Pourquoi une telle panique autour d’une simple poupée? La réponse, sans doute, tient à la puissance de la pop culture et à la façon dont Internet mélange allègrement fiction, mythe et réalité. Le succès de Labubu a généré une fascination pour son côté «monstrueux», ses dents et son sourire «trop» expressif. En parallèle, la pop culture mondiale a recyclé des figures démoniaques comme Pazuzu, renforçant l’imaginaire du «jouet maléfique».
La «crise Labubu»
Ce n’est pas la première fois qu’un jouet ou un objet de collection devient le support de fantasmes ou de peurs collectives. Dans les années 1980-90, on accusait déjà les poupées Cabbage Patch Kids ou Furby de messages cachés ou d’influences occultes. Les réseaux sociaux accélèrent et mondialisent ces phénomènes, leur donnant une ampleur nouvelle.

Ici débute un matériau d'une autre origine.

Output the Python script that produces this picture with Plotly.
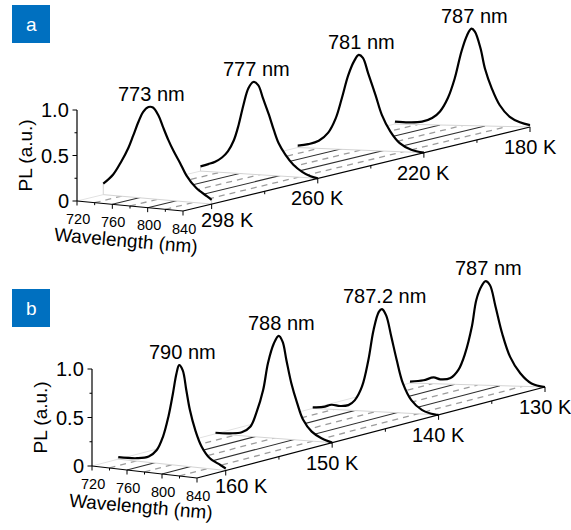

La «crise Labubu» raconte autant notre rapport à l’imaginaire qu’aux médias. Derrière la panique se cache le désir de croire à l’invisible, de s’inventer des légendes, de rejouer, à l’ère du numérique, les grands récits du surnaturel.
Labubu restera sans doute un jouet culte, ni démon, ni ange, mais pur produit de notre époque. Là où la pop culture et la mythologie se rencontrent et se répondent à coups de hashtags et de beaucoup d’imagination.